Type-2-lines are the easiest: they can be deleted. Type-1-lines will have to deal with the special case where start- and end-clause are on the same line and hence Type-3-lines are reduced to a simple solution: cut everything out up to the end-clause. The type-1-lines we will split because we can match our special case (<script> and </script> on the same line) pretty easily.

(in the following i omit the sed-call, only giving the sed-script itself):

/<script> function v470/,/<\/script>/ {
       /<script> function v470.*<\/script>/ {
               s/<script> function v470*.<\/script>//
               s/^/@@@@/
       }
       /<script> function v470/ {
               s/<script> function v470*.//
               s/^/@@@@/
       }
              /<\/script>/ {
               s/.*<\/script>//
               s/^/@@@@/
       }
              /@@@@/ ! {
               d
       }
       s/^@@@@//
}

In detail: the first clause will make sure we work only on lines containing "<script> function v470" and all following lines up to a line containing "</script>".

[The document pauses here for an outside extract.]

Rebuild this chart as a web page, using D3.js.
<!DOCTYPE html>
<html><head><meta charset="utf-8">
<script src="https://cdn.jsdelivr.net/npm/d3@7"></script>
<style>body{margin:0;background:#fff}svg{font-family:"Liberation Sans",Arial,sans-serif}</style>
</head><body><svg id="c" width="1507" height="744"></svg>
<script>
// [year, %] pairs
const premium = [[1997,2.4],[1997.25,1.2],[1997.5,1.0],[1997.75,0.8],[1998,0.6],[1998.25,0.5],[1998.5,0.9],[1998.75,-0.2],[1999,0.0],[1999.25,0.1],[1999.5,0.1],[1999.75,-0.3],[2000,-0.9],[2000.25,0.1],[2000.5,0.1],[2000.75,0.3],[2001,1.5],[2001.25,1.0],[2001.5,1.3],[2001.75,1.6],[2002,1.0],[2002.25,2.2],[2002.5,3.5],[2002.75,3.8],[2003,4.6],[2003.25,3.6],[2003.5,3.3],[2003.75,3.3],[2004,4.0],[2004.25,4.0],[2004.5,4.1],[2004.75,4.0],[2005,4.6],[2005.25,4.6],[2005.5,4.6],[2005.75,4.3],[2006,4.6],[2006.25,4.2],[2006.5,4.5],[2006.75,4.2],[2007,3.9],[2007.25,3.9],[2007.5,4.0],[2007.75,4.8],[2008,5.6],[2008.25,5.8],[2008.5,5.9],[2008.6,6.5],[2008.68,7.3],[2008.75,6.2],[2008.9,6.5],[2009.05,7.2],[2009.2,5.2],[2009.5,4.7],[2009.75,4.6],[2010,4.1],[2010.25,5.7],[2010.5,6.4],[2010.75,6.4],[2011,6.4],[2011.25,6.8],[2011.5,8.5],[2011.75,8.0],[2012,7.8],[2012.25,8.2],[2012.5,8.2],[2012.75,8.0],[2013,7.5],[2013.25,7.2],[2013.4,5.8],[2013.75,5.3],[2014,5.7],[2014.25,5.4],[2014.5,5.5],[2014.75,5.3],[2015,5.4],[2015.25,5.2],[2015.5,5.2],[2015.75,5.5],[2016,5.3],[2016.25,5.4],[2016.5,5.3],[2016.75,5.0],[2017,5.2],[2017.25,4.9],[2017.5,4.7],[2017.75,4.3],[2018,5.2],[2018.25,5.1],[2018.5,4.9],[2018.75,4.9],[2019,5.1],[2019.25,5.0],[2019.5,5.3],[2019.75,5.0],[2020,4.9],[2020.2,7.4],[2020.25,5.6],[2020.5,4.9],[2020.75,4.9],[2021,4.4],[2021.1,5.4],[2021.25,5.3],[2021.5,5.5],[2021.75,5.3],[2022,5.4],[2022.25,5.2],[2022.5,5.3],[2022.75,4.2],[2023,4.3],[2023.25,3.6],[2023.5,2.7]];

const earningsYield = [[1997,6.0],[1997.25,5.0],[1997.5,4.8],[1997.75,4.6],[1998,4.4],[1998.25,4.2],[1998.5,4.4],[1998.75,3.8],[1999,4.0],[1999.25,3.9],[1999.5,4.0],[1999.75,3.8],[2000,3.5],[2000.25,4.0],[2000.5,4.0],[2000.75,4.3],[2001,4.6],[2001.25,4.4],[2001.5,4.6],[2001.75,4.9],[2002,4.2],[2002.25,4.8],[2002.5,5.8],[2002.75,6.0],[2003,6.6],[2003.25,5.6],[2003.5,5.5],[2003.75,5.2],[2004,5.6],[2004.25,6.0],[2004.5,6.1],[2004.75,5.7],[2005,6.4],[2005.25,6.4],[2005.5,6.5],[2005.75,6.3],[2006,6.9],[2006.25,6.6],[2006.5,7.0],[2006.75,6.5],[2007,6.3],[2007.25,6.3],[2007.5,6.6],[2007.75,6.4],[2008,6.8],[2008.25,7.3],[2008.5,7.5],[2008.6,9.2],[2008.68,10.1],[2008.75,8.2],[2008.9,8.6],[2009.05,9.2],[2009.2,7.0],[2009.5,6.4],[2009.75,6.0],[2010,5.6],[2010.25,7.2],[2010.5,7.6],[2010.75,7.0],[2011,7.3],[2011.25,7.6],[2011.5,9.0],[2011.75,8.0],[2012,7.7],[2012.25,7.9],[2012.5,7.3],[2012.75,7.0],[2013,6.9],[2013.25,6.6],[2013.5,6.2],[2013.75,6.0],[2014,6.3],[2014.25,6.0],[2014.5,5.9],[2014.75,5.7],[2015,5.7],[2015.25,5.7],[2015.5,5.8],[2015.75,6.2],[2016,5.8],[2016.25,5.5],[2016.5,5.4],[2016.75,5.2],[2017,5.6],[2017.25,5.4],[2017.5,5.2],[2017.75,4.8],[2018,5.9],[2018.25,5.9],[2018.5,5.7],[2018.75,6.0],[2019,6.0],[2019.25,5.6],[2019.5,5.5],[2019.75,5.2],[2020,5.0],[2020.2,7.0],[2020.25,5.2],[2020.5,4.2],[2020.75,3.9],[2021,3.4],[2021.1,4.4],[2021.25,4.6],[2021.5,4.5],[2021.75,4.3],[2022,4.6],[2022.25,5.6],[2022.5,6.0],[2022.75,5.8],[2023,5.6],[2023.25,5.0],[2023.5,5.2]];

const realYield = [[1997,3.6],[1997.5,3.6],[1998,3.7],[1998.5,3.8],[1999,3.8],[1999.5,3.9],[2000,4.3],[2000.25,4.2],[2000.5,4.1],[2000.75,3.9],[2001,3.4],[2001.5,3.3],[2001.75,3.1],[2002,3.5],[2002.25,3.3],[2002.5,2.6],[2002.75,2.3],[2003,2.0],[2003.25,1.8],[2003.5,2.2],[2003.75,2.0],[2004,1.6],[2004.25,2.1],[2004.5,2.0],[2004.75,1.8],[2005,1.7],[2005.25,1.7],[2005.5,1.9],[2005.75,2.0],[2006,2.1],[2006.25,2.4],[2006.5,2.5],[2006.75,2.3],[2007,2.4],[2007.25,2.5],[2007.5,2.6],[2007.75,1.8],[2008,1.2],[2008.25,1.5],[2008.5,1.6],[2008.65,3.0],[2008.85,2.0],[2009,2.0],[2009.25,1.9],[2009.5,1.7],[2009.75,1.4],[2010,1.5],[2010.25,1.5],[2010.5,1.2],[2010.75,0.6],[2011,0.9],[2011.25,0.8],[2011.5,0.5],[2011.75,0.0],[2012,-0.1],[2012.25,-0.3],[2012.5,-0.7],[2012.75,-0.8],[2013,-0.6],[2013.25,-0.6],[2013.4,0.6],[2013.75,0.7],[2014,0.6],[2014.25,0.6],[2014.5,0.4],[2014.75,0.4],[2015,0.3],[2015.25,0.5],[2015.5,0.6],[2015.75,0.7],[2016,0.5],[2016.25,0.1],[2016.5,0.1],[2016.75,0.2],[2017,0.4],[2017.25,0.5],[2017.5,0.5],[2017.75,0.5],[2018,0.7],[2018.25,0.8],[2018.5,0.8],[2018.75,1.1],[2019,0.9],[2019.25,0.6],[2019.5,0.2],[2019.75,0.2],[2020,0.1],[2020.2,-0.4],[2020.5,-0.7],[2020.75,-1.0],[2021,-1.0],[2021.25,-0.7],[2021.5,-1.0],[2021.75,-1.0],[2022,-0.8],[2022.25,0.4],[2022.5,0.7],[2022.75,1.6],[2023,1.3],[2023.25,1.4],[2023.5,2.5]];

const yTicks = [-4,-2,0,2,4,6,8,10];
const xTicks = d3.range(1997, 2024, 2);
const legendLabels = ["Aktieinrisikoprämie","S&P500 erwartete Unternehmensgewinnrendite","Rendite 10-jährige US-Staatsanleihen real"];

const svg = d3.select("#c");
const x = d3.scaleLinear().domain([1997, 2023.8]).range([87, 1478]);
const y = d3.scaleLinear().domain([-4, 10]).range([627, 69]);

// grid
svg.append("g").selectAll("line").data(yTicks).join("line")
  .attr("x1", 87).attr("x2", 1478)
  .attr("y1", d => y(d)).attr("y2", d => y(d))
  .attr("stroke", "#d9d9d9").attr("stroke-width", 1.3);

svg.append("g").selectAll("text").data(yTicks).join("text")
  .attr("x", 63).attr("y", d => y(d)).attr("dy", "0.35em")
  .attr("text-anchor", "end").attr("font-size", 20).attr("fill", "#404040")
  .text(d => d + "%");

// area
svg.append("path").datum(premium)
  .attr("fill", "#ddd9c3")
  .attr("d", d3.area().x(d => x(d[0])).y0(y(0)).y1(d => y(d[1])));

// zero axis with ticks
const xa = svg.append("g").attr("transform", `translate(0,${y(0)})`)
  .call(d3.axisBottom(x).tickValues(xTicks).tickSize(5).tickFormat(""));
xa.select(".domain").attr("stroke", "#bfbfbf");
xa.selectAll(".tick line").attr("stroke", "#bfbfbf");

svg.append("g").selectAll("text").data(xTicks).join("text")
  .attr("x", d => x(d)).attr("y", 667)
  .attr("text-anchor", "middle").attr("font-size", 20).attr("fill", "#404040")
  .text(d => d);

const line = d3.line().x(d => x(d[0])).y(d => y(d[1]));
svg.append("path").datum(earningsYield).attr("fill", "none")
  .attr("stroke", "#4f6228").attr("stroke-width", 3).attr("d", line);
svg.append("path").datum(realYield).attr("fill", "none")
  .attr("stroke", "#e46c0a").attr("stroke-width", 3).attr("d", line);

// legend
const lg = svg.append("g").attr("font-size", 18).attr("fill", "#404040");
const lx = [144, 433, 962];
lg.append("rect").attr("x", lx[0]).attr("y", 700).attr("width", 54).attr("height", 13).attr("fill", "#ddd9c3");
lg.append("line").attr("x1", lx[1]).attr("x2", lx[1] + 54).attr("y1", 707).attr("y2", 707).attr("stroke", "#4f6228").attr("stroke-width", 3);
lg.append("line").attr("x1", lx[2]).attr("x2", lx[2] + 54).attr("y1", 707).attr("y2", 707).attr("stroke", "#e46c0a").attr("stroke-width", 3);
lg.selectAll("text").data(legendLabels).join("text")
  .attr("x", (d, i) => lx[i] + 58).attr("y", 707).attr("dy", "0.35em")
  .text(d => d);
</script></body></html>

On lines containing our start-clause AND end-clause we will snip out everything beginning with the <script>-tag and the </script>-tag. This has to be the first rule to make sure the next rule only has to deal with lines only containing the start-clause. On lines containing only the start-clause we will snip out everything from the start-clause to the end of line. On lines containing only the end-clause we will snip out everything from the beginning of line up to the end-clause. All the lines dealt with this way we will mark with four "@"-chars at the beginning to tell ourselves later on that we have already dealt with this line. Other lines we encounter will be lines between a start- and an end-clause but containing neither of then themselves. We simply delete them. This is where we need the markers: otherwise we would delete the lines we have already worked on here.

At last we remove the markers again and are finished.

bakunin